La question, du coup, sera de savoir comment nous écoutons Dieu, comment nous l’écoutons en sa Parole, et comment nous apprenons à l’écouter dans le silence de nos cœurs. On en revient toujours à ça. Mais la 1ère lecture a été claire : heureux seront ces prêtres dont il est question s’ils ont su écouter. Écouter et mettre en pratique. Et même, si je fais le lien avec la 2ème lecture et avec ce que Jésus reproche aux pharisiens de notre Évangile de ce jour : écouter, annoncer et mettre en pratique. Mais annoncer ce que nous aurons nous-mêmes reçu et mis en pratique. Ne pas faire peser de pesants fardeaux aux autres que nous même nous ne vivrions pas.
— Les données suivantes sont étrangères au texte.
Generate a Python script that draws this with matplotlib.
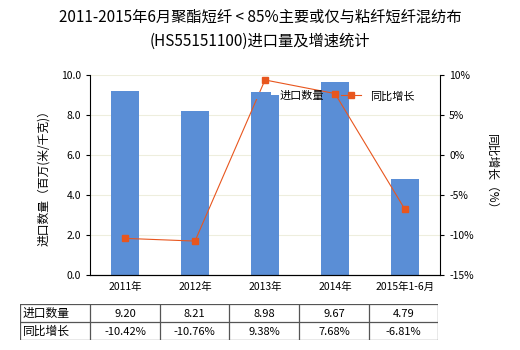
import numpy as np
import matplotlib.pyplot as plt

plt.rcParams['font.family'] = ['Noto Sans CJK SC', 'DejaVu Sans']

categories = ["2011年", "2012年", "2013年", "2014年", "2015年1-6月"]
qty = [9.20, 8.21, 8.98, 9.67, 4.79]
growth = [-10.42, -10.76, 9.38, 7.68, -6.81]
qty_labels = ["9.20", "8.21", "8.98", "9.67", "4.79"]
growth_labels = ["-10.42%", "-10.76%", "9.38%", "7.68%", "-6.81%"]

bar_color = "#5a8ed6"
line_color = "#e8561e"

fig = plt.figure(figsize=(5.2, 3.5), dpi=100)
ax = fig.add_axes([90 / 520, 1 - 275 / 350, 350 / 520, 200 / 350])
x = np.arange(len(categories))

ax.bar(x, qty, width=0.4, color=bar_color, label="进口数量", zorder=2)
ax.set_ylim(0, 10)
ax.set_xlim(-0.5, len(categories) - 0.5)
ax.set_yticks(np.arange(0, 10.1, 2))
ax.set_yticklabels([f"{v:.1f}" for v in np.arange(0, 10.1, 2)])
ax.set_xticks(x)
ax.set_xticklabels(categories)
ax.tick_params(labelsize=7.5, length=3)
ax.tick_params(axis='x', length=0, pad=5)
ax.grid(axis='y', color="#eeeedd", linewidth=0.8, zorder=0)
for s in ["top", "right"]:
    ax.spines[s].set_visible(False)
ax.set_ylabel("进口数量（百万(米/千克)）", fontsize=8.5, labelpad=8)

ax2 = ax.twinx()
ax2.plot(x, growth, color=line_color, marker="s", markersize=4.5, linewidth=0.8,
         label="同比增长", zorder=3)
ax2.set_ylim(-15, 10)
ax2.set_yticks(np.arange(-15, 11, 5))
ax2.set_yticklabels([f"{v}%" for v in range(-15, 11, 5)])
ax2.tick_params(labelsize=7.5, length=3)
for s in ["top", "left"]:
    ax2.spines[s].set_visible(False)
ax2.set_ylabel("同比增长（%）", fontsize=8.5, rotation=270, labelpad=18)

h1, l1 = ax.get_legend_handles_labels()
h2, l2 = ax2.get_legend_handles_labels()
ax2.legend(h1 + h2, l1 + l2, loc="upper right", bbox_to_anchor=(0.955, 0.97),
           ncol=2, frameon=False, fontsize=8, handlelength=1.8,
           columnspacing=1.5)

fig.suptitle("2011-2015年6月聚酯短纤 < 85%主要或仅与粘纤短纤混纺布\n(HS55151100)进口量及增速统计",
             fontsize=11, y=0.975, linespacing=1.55)

# table under the chart
tx = fig.add_axes([20 / 520, 1 - 340 / 350, 418 / 520, 36 / 350])
tx.set_xlim(20, 438)
tx.set_ylim(340, 304)
tx.axis("off")
col_edges = [20, 90, 160, 229, 299, 369, 438]
for cx in col_edges:
    tx.plot([cx, cx], [304, 340], color="#555555", linewidth=0.9)
for cy in [304, 322, 340]:
    tx.plot([20, 438], [cy, cy], color="#555555", linewidth=0.9)
rows = [("进口数量", qty_labels), ("同比增长", growth_labels)]
for r, (name, vals) in enumerate(rows):
    cy = 313 + r * 18
    tx.text(23, cy, name, fontsize=8.5, va="center", ha="left")
    for i, v in enumerate(vals):
        tx.text((col_edges[i + 1] + col_edges[i + 2]) / 2, cy + 1, v,
                fontsize=8, va="center", ha="center")

fig.savefig("out.png", dpi=100)
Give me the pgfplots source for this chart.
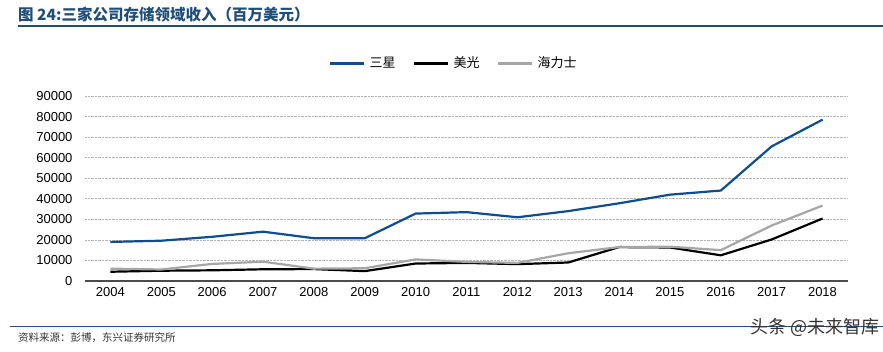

Et d’ailleurs ne pas faire de la Parole de vie et de salut un fardeau, justement, mais bien un chemin de vie et de libération, une Bonne nouvelle.

Pour le dire autrement : arrêtons d’écouter ou de lire l’Évangile comme un code de morale, mais bien comme une Bonne nouvelle !

Et nous, prêtres, que vous appelez « pères » parce que de fait nous sommes appelés à vivre pour vous une sorte de paternité spirituelle – dans le fait d’engendrer à la vie chrétienne et de vous aider à grandir humainement et spirituellement, et dans le fait de vouloir que nous nous donnions ensemble les moyens que notre communauté grandisse en sainteté, c’est-à-dire dans une vie en réponse aux appels de l’Évangile et au double commandement à aimer –, nous prêtres qui sommes envoyés pour vous aider ou vous permettre de devenir des chrétiens adultes qui vivent les appels de l’Évangile, nous prêtres qui pour cela vous annonçons la Parole, comme St Paul dans la 2ème lecture, et qui vous offrons les sacrements pour nourrir votre vie spirituelle et vous fortifier dans la foi, nous prêtres qui sommes appelés à conduire la communauté au nom du Christ seul Pasteur qui lui-même le fait au nom du Père dont il est l’Envoyé, nous prêtres, donc, notre mission première est bien d’écouter la Parole et faire passer derrière elle nos idées personnelles, de l’écouter et de vous la transmettre, l’écouter et en vivre très concrètement pour vous permettre de l’accueillir vous aussi et qu’elle devienne votre règle de vie, pour que nous puissions devenir ensemble une Église de témoins, témoins d’une Bonne nouvelle, témoins du seul Maître à écouter et de l’Évangile de la miséricorde.

Et pour cela, St Paul nous a donné un beau conseil, dans la 2ème lecture, à nous prêtres mais plus largement à nous tous, appelés à annoncer et à vivre l’Évangile : le faire avec douceur, avec la douceur d’une mère pour son enfant…

Je vous laisse méditer ; et je vous laisse recueillir dans le silence du cœur ce que ces mots peuvent éveiller en chacun de nous. Bien simplement nous le déposons auprès du Seigneur, en cette eucharistie et aujourd’hui encore. Amen.